Repeat the lines below exactly as they appear, but leave out the images.
— Begin —
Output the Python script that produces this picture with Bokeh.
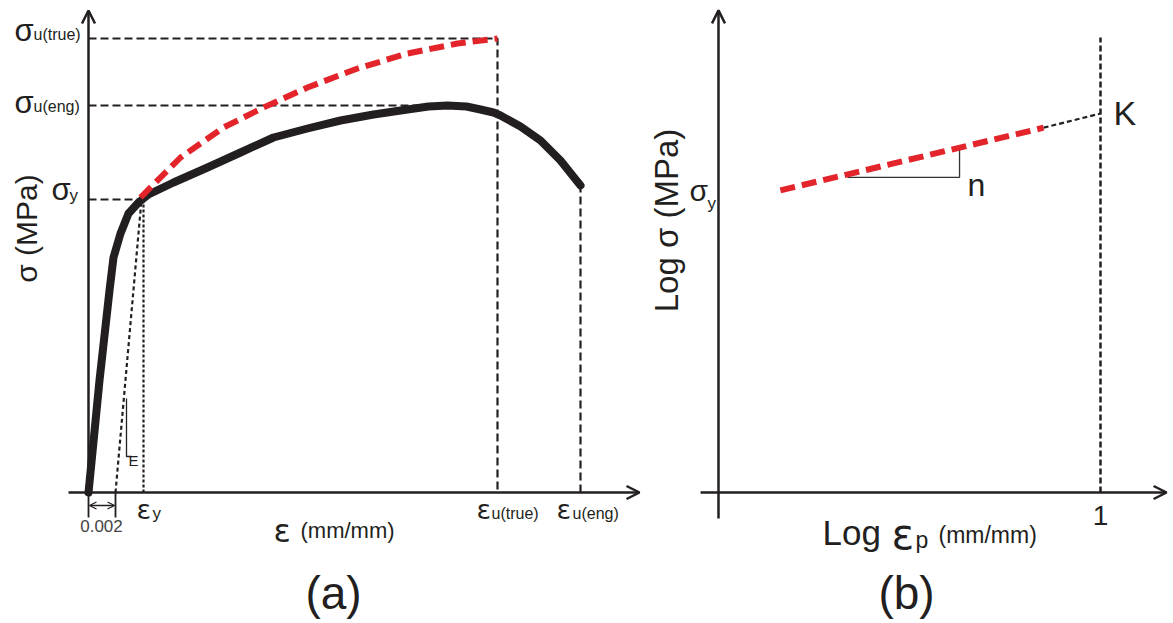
import math
from bokeh.plotting import figure
from bokeh.layouts import row
from bokeh.models import Range1d, Label, Arrow, OpenHead
from bokeh.embed import file_html
from bokeh.resources import INLINE

# ---------------- data: panel (a) engineering / true stress-strain (schematic units) -------------
eng_strain = [0.0, 0.11, 0.21, 0.25, 0.32, 0.40, 0.50, 0.60, 0.85, 1.19, 1.52, 1.85, 2.19,
              2.52, 2.85, 3.19, 3.40, 3.59, 3.78, 3.92, 4.05, 4.12, 4.32, 4.52, 4.72, 4.92]
eng_stress = [0.0, 1.12, 2.02, 2.35, 2.59, 2.79, 2.90, 2.98, 3.10, 3.25, 3.40, 3.55, 3.64,
              3.72, 3.78, 3.83, 3.86, 3.87, 3.86, 3.83, 3.80, 3.77, 3.66, 3.52, 3.32, 3.07]
true_strain = [0.52, 0.92, 1.35, 1.75, 2.19, 2.69, 3.19, 3.69, 4.09]
true_stress = [2.95, 3.35, 3.65, 3.85, 4.05, 4.24, 4.39, 4.49, 4.54]

eps_y, sigma_y = 0.55, 2.93
eps_u_true, sigma_u_true = 4.09, 4.54
eps_peak, sigma_u_eng = 3.59, 3.87
eps_u_eng, sigma_break = 4.92, 3.07
offset = 0.27
offset_top = 0.53
e_tri_x = [0.38, 0.38, 0.43]
e_tri_y = [0.94, 0.36, 0.36]

# ---------------- data: panel (b) log-log (schematic units) ----------------
log_strain = [0.162, 0.851]
log_stress = [0.791, 0.955]
k_strain, k_stress = 1.0, 0.992
n_tri_x = [0.338, 0.631, 0.631]
n_tri_y = [0.825, 0.825, 0.903]

INK = "#231f20"
RED = "#e3242b"
FONT = "Liberation Sans"
EFONT = "DejaVu Sans"
H = 621
WA, WB = 645, 525
BASE_FIX = 8  # alphabetic-baseline labels render a little low


def base_fig(w, xr, yr):
    p = figure(width=w, height=H, x_range=Range1d(*xr), y_range=Range1d(*yr),
               x_axis_type=None, y_axis_type=None, output_backend="svg",
               toolbar_location=None, min_border=0)
    p.outline_line_color = None
    p.background_fill_color = "white"
    p.border_fill_color = "white"
    return p


def lab(p, xoff, rx, ry, text, size, align="left", baseline="alphabetic", angle=0.0,
        color=INK, font=FONT):
    fix = BASE_FIX if baseline == "alphabetic" else 0
    p.add_layout(Label(x=rx - xoff, y=H - ry + fix, x_units="screen", y_units="screen", text=text,
                       text_font=font, text_font_size=f"{size}px", text_color=color,
                       text_align=align, text_baseline=baseline, angle=angle))


def axis_arrow(p, x0, y0, x1, y1):
    p.add_layout(Arrow(end=OpenHead(size=13, line_width=2.5, line_color=INK),
                       x_start=x0, y_start=y0, x_end=x1, y_end=y1,
                       line_width=2.5, line_color=INK))


# ---------------- panel (a) ----------------
pa = base_fig(WA, (-0.88, (WA - 88) / 100), ((492 - H) / 100, 4.92))
axis_arrow(pa, -0.2, 0, 5.51, 0)
axis_arrow(pa, 0, 0, 0, 4.82)

dash_kw = dict(line_color=INK, line_width=2.2, line_dash="8 4")
pa.line([0, eps_u_true, eps_u_true], [sigma_u_true, sigma_u_true, 0], **dash_kw)
pa.line([0, eps_peak], [sigma_u_eng, sigma_u_eng], **dash_kw)
pa.line([0, eps_y - 0.03], [sigma_y, sigma_y], **dash_kw)
pa.line([eps_u_eng, eps_u_eng], [0, sigma_break], **dash_kw)
pa.line([eps_y, eps_y], [0, sigma_y], line_color=INK, line_width=2.2, line_dash="3 2")
pa.line([offset, offset_top], [0, sigma_y], line_color=INK, line_width=2.2, line_dash="4 3")
pa.line(e_tri_x, e_tri_y, line_color=INK, line_width=1.3)

# 0.002 marker
pa.segment([0, offset], [0, 0], [0, offset], [-0.25, -0.25], line_color=INK, line_width=1.8)
pa.add_layout(Arrow(start=OpenHead(size=7, line_width=1.3, line_color=INK),
                    end=OpenHead(size=7, line_width=1.3, line_color=INK),
                    x_start=0.01, y_start=-0.13, x_end=offset - 0.01, y_end=-0.13,
                    line_width=1.3, line_color=INK))

pa.line(eng_strain, eng_stress, line_color=INK, line_width=8, line_join="round", line_cap="round")
pa.line(true_strain, true_stress, line_color=RED, line_width=6, line_dash="15 7")

X = 0
lab(pa, X, 14, 38, "σ", 31)
lab(pa, X, 33, 42, "u(true)", 16)
lab(pa, X, 14, 110, "σ", 31)
lab(pa, X, 33, 114, "u(eng)", 16)
lab(pa, X, 51, 197, "σ", 31)
lab(pa, X, 69, 203, "y", 17)
lab(pa, X, 26, 228, "σ (MPa)", 30, align="center", baseline="middle", angle=math.pi / 2)
lab(pa, X, 273, 538, "ε", 32, font=EFONT)
lab(pa, X, 300, 538, "(mm/mm)", 22)
lab(pa, X, 333, 600, "(a)", 46, align="center")
lab(pa, X, 136, 517, "ε", 27, font=EFONT)
lab(pa, X, 152, 521, "y", 17)
lab(pa, X, 476, 517, "ε", 27, font=EFONT)
lab(pa, X, 491, 521, "u(true)", 16)
lab(pa, X, 556, 517, "ε", 27, font=EFONT)
lab(pa, X, 572, 521, "u(eng)", 16)
lab(pa, X, 101, 533, "0.002", 17, align="center", color="#444444")
lab(pa, X, 128, 468, "E", 15)

# ---------------- panel (b) ----------------
pb = base_fig(WB, ((WA - 718) / 382, (WA + WB - 718) / 382), ((492 - H) / 382, 492 / 382))
axis_arrow(pb, -0.047, 0, 1.173, 0)
axis_arrow(pb, 0, -0.068, 0, 1.262)
pb.line([k_strain, k_strain], [0, 1.191], line_color=INK, line_width=2.5, line_dash="6 3")
pb.line([log_strain[-1], k_strain], [log_stress[-1], k_stress], line_color=INK, line_width=2.2, line_dash="5 3")
pb.line(n_tri_x, n_tri_y, line_color="#333333", line_width=1.3)
pb.line(log_strain, log_stress, line_color=RED, line_width=6, line_dash="15 7")

X = WA
lab(pb, X, 666, 220, "Log σ (MPa)", 33, align="center", baseline="middle", angle=math.pi / 2)
lab(pb, X, 689, 198, "σ", 30)
lab(pb, X, 707, 211, "y", 17)
lab(pb, X, 967, 192, "n", 32)
lab(pb, X, 1113, 120, "K", 34)
lab(pb, X, 1100, 523, "1", 28, align="center")
lab(pb, X, 822, 540, "Log", 35)
lab(pb, X, 891, 542, "ε", 42, font=EFONT)
lab(pb, X, 915, 547, "p", 23)
lab(pb, X, 938, 542, "(mm/mm)", 23)
lab(pb, X, 906, 600, "(b)", 46, align="center")

layout = row(pa, pb)
open("out.html", "w").write(file_html(layout, INLINE))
— End —
▶ **Complete answer**
Output the Python script that produces this picture with Bokeh.
import math
from bokeh.plotting import figure
from bokeh.layouts import row
from bokeh.models import Range1d, Label, Arrow, OpenHead
from bokeh.embed import file_html
from bokeh.resources import INLINE

# ---------------- data: panel (a) engineering / true stress-strain (schematic units) -------------
eng_strain = [0.0, 0.11, 0.21, 0.25, 0.32, 0.40, 0.50, 0.60, 0.85, 1.19, 1.52, 1.85, 2.19,
              2.52, 2.85, 3.19, 3.40, 3.59, 3.78, 3.92, 4.05, 4.12, 4.32, 4.52, 4.72, 4.92]
eng_stress = [0.0, 1.12, 2.02, 2.35, 2.59, 2.79, 2.90, 2.98, 3.10, 3.25, 3.40, 3.55, 3.64,
              3.72, 3.78, 3.83, 3.86, 3.87, 3.86, 3.83, 3.80, 3.77, 3.66, 3.52, 3.32, 3.07]
true_strain = [0.52, 0.92, 1.35, 1.75, 2.19, 2.69, 3.19, 3.69, 4.09]
true_stress = [2.95, 3.35, 3.65, 3.85, 4.05, 4.24, 4.39, 4.49, 4.54]

eps_y, sigma_y = 0.55, 2.93
eps_u_true, sigma_u_true = 4.09, 4.54
eps_peak, sigma_u_eng = 3.59, 3.87
eps_u_eng, sigma_break = 4.92, 3.07
offset = 0.27
offset_top = 0.53
e_tri_x = [0.38, 0.38, 0.43]
e_tri_y = [0.94, 0.36, 0.36]

# ---------------- data: panel (b) log-log (schematic units) ----------------
log_strain = [0.162, 0.851]
log_stress = [0.791, 0.955]
k_strain, k_stress = 1.0, 0.992
n_tri_x = [0.338, 0.631, 0.631]
n_tri_y = [0.825, 0.825, 0.903]

INK = "#231f20"
RED = "#e3242b"
FONT = "Liberation Sans"
EFONT = "DejaVu Sans"
H = 621
WA, WB = 645, 525
BASE_FIX = 8  # alphabetic-baseline labels render a little low


def base_fig(w, xr, yr):
    p = figure(width=w, height=H, x_range=Range1d(*xr), y_range=Range1d(*yr),
               x_axis_type=None, y_axis_type=None, output_backend="svg",
               toolbar_location=None, min_border=0)
    p.outline_line_color = None
    p.background_fill_color = "white"
    p.border_fill_color = "white"
    return p


def lab(p, xoff, rx, ry, text, size, align="left", baseline="alphabetic", angle=0.0,
        color=INK, font=FONT):
    fix = BASE_FIX if baseline == "alphabetic" else 0
    p.add_layout(Label(x=rx - xoff, y=H - ry + fix, x_units="screen", y_units="screen", text=text,
                       text_font=font, text_font_size=f"{size}px", text_color=color,
                       text_align=align, text_baseline=baseline, angle=angle))


def axis_arrow(p, x0, y0, x1, y1):
    p.add_layout(Arrow(end=OpenHead(size=13, line_width=2.5, line_color=INK),
                       x_start=x0, y_start=y0, x_end=x1, y_end=y1,
                       line_width=2.5, line_color=INK))


# ---------------- panel (a) ----------------
pa = base_fig(WA, (-0.88, (WA - 88) / 100), ((492 - H) / 100, 4.92))
axis_arrow(pa, -0.2, 0, 5.51, 0)
axis_arrow(pa, 0, 0, 0, 4.82)

dash_kw = dict(line_color=INK, line_width=2.2, line_dash="8 4")
pa.line([0, eps_u_true, eps_u_true], [sigma_u_true, sigma_u_true, 0], **dash_kw)
pa.line([0, eps_peak], [sigma_u_eng, sigma_u_eng], **dash_kw)
pa.line([0, eps_y - 0.03], [sigma_y, sigma_y], **dash_kw)
pa.line([eps_u_eng, eps_u_eng], [0, sigma_break], **dash_kw)
pa.line([eps_y, eps_y], [0, sigma_y], line_color=INK, line_width=2.2, line_dash="3 2")
pa.line([offset, offset_top], [0, sigma_y], line_color=INK, line_width=2.2, line_dash="4 3")
pa.line(e_tri_x, e_tri_y, line_color=INK, line_width=1.3)

# 0.002 marker
pa.segment([0, offset], [0, 0], [0, offset], [-0.25, -0.25], line_color=INK, line_width=1.8)
pa.add_layout(Arrow(start=OpenHead(size=7, line_width=1.3, line_color=INK),
                    end=OpenHead(size=7, line_width=1.3, line_color=INK),
                    x_start=0.01, y_start=-0.13, x_end=offset - 0.01, y_end=-0.13,
                    line_width=1.3, line_color=INK))

pa.line(eng_strain, eng_stress, line_color=INK, line_width=8, line_join="round", line_cap="round")
pa.line(true_strain, true_stress, line_color=RED, line_width=6, line_dash="15 7")

X = 0
lab(pa, X, 14, 38, "σ", 31)
lab(pa, X, 33, 42, "u(true)", 16)
lab(pa, X, 14, 110, "σ", 31)
lab(pa, X, 33, 114, "u(eng)", 16)
lab(pa, X, 51, 197, "σ", 31)
lab(pa, X, 69, 203, "y", 17)
lab(pa, X, 26, 228, "σ (MPa)", 30, align="center", baseline="middle", angle=math.pi / 2)
lab(pa, X, 273, 538, "ε", 32, font=EFONT)
lab(pa, X, 300, 538, "(mm/mm)", 22)
lab(pa, X, 333, 600, "(a)", 46, align="center")
lab(pa, X, 136, 517, "ε", 27, font=EFONT)
lab(pa, X, 152, 521, "y", 17)
lab(pa, X, 476, 517, "ε", 27, font=EFONT)
lab(pa, X, 491, 521, "u(true)", 16)
lab(pa, X, 556, 517, "ε", 27, font=EFONT)
lab(pa, X, 572, 521, "u(eng)", 16)
lab(pa, X, 101, 533, "0.002", 17, align="center", color="#444444")
lab(pa, X, 128, 468, "E", 15)

# ---------------- panel (b) ----------------
pb = base_fig(WB, ((WA - 718) / 382, (WA + WB - 718) / 382), ((492 - H) / 382, 492 / 382))
axis_arrow(pb, -0.047, 0, 1.173, 0)
axis_arrow(pb, 0, -0.068, 0, 1.262)
pb.line([k_strain, k_strain], [0, 1.191], line_color=INK, line_width=2.5, line_dash="6 3")
pb.line([log_strain[-1], k_strain], [log_stress[-1], k_stress], line_color=INK, line_width=2.2, line_dash="5 3")
pb.line(n_tri_x, n_tri_y, line_color="#333333", line_width=1.3)
pb.line(log_strain, log_stress, line_color=RED, line_width=6, line_dash="15 7")

X = WA
lab(pb, X, 666, 220, "Log σ (MPa)", 33, align="center", baseline="middle", angle=math.pi / 2)
lab(pb, X, 689, 198, "σ", 30)
lab(pb, X, 707, 211, "y", 17)
lab(pb, X, 967, 192, "n", 32)
lab(pb, X, 1113, 120, "K", 34)
lab(pb, X, 1100, 523, "1", 28, align="center")
lab(pb, X, 822, 540, "Log", 35)
lab(pb, X, 891, 542, "ε", 42, font=EFONT)
lab(pb, X, 915, 547, "p", 23)
lab(pb, X, 938, 542, "(mm/mm)", 23)
lab(pb, X, 906, 600, "(b)", 46, align="center")

layout = row(pa, pb)
open("out.html", "w").write(file_html(layout, INLINE))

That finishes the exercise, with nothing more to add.